■ **INFORMATION SUPPLIED**
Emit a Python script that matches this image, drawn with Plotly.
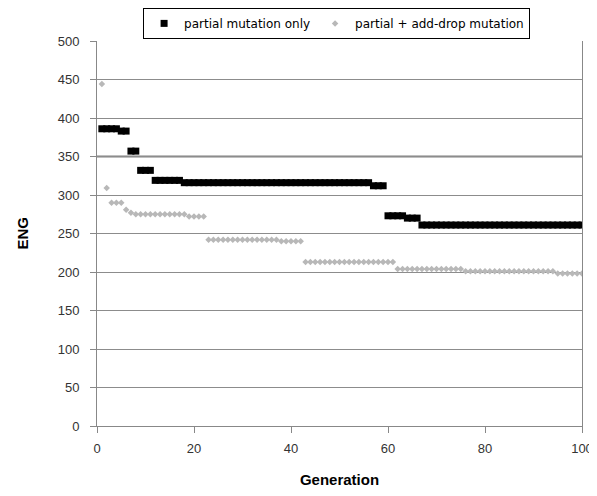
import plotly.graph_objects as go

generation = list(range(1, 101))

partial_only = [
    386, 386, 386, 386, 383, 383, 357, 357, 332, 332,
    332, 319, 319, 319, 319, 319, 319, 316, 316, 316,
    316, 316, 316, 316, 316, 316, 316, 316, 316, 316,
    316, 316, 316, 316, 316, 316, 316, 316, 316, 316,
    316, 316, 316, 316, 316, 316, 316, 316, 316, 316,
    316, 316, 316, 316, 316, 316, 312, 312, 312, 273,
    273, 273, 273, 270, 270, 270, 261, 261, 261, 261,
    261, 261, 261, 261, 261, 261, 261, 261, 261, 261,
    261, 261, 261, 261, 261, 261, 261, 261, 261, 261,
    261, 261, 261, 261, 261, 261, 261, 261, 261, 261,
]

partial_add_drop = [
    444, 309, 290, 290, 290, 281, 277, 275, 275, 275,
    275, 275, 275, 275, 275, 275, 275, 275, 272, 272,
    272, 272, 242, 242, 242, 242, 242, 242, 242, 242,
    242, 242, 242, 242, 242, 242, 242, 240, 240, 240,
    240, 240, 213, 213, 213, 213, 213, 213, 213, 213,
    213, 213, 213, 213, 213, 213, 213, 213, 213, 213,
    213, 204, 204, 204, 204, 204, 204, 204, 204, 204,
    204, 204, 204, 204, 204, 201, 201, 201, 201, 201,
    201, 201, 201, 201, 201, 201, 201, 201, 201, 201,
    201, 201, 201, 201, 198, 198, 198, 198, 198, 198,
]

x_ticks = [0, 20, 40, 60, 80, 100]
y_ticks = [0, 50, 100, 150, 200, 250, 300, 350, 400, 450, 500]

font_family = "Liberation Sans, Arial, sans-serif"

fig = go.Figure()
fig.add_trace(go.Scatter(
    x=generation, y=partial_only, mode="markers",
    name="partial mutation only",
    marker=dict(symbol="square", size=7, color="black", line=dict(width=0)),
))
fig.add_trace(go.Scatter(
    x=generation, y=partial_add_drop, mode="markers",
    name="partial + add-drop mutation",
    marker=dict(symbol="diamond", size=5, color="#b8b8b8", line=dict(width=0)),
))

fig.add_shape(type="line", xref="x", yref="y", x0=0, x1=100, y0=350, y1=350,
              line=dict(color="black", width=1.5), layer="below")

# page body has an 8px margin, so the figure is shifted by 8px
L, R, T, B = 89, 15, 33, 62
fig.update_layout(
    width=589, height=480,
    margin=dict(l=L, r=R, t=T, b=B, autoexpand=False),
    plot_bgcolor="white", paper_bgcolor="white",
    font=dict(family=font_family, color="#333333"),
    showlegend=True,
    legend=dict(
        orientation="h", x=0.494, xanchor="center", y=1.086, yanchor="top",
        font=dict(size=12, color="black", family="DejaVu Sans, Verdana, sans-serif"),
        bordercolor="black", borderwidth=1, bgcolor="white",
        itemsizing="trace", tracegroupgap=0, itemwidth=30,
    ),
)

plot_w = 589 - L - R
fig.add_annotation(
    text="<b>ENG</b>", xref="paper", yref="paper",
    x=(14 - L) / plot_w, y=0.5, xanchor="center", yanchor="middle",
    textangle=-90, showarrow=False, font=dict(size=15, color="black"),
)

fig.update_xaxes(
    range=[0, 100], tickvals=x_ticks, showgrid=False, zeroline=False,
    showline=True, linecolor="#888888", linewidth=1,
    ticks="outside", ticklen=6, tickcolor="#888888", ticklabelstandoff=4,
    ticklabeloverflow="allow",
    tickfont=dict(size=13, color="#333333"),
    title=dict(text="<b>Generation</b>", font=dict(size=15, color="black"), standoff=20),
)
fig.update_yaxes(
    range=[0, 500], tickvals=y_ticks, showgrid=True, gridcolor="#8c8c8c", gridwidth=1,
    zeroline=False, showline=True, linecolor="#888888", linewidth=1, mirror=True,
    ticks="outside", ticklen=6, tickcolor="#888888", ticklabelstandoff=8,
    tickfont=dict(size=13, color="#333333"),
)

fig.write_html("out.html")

■ **WRITTEN INSTRUCTION**
Return the full material word for word. Do not include the pictures.

■ **FULL SOLUTION**
Emit a Python script that matches this image, drawn with Plotly.
import plotly.graph_objects as go

generation = list(range(1, 101))

partial_only = [
    386, 386, 386, 386, 383, 383, 357, 357, 332, 332,
    332, 319, 319, 319, 319, 319, 319, 316, 316, 316,
    316, 316, 316, 316, 316, 316, 316, 316, 316, 316,
    316, 316, 316, 316, 316, 316, 316, 316, 316, 316,
    316, 316, 316, 316, 316, 316, 316, 316, 316, 316,
    316, 316, 316, 316, 316, 316, 312, 312, 312, 273,
    273, 273, 273, 270, 270, 270, 261, 261, 261, 261,
    261, 261, 261, 261, 261, 261, 261, 261, 261, 261,
    261, 261, 261, 261, 261, 261, 261, 261, 261, 261,
    261, 261, 261, 261, 261, 261, 261, 261, 261, 261,
]

partial_add_drop = [
    444, 309, 290, 290, 290, 281, 277, 275, 275, 275,
    275, 275, 275, 275, 275, 275, 275, 275, 272, 272,
    272, 272, 242, 242, 242, 242, 242, 242, 242, 242,
    242, 242, 242, 242, 242, 242, 242, 240, 240, 240,
    240, 240, 213, 213, 213, 213, 213, 213, 213, 213,
    213, 213, 213, 213, 213, 213, 213, 213, 213, 213,
    213, 204, 204, 204, 204, 204, 204, 204, 204, 204,
    204, 204, 204, 204, 204, 201, 201, 201, 201, 201,
    201, 201, 201, 201, 201, 201, 201, 201, 201, 201,
    201, 201, 201, 201, 198, 198, 198, 198, 198, 198,
]

x_ticks = [0, 20, 40, 60, 80, 100]
y_ticks = [0, 50, 100, 150, 200, 250, 300, 350, 400, 450, 500]

font_family = "Liberation Sans, Arial, sans-serif"

fig = go.Figure()
fig.add_trace(go.Scatter(
    x=generation, y=partial_only, mode="markers",
    name="partial mutation only",
    marker=dict(symbol="square", size=7, color="black", line=dict(width=0)),
))
fig.add_trace(go.Scatter(
    x=generation, y=partial_add_drop, mode="markers",
    name="partial + add-drop mutation",
    marker=dict(symbol="diamond", size=5, color="#b8b8b8", line=dict(width=0)),
))

fig.add_shape(type="line", xref="x", yref="y", x0=0, x1=100, y0=350, y1=350,
              line=dict(color="black", width=1.5), layer="below")

# page body has an 8px margin, so the figure is shifted by 8px
L, R, T, B = 89, 15, 33, 62
fig.update_layout(
    width=589, height=480,
    margin=dict(l=L, r=R, t=T, b=B, autoexpand=False),
    plot_bgcolor="white", paper_bgcolor="white",
    font=dict(family=font_family, color="#333333"),
    showlegend=True,
    legend=dict(
        orientation="h", x=0.494, xanchor="center", y=1.086, yanchor="top",
        font=dict(size=12, color="black", family="DejaVu Sans, Verdana, sans-serif"),
        bordercolor="black", borderwidth=1, bgcolor="white",
        itemsizing="trace", tracegroupgap=0, itemwidth=30,
    ),
)

plot_w = 589 - L - R
fig.add_annotation(
    text="<b>ENG</b>", xref="paper", yref="paper",
    x=(14 - L) / plot_w, y=0.5, xanchor="center", yanchor="middle",
    textangle=-90, showarrow=False, font=dict(size=15, color="black"),
)

fig.update_xaxes(
    range=[0, 100], tickvals=x_ticks, showgrid=False, zeroline=False,
    showline=True, linecolor="#888888", linewidth=1,
    ticks="outside", ticklen=6, tickcolor="#888888", ticklabelstandoff=4,
    ticklabeloverflow="allow",
    tickfont=dict(size=13, color="#333333"),
    title=dict(text="<b>Generation</b>", font=dict(size=15, color="black"), standoff=20),
)
fig.update_yaxes(
    range=[0, 500], tickvals=y_ticks, showgrid=True, gridcolor="#8c8c8c", gridwidth=1,
    zeroline=False, showline=True, linecolor="#888888", linewidth=1, mirror=True,
    ticks="outside", ticklen=6, tickcolor="#888888", ticklabelstandoff=8,
    tickfont=dict(size=13, color="#333333"),
)

fig.write_html("out.html")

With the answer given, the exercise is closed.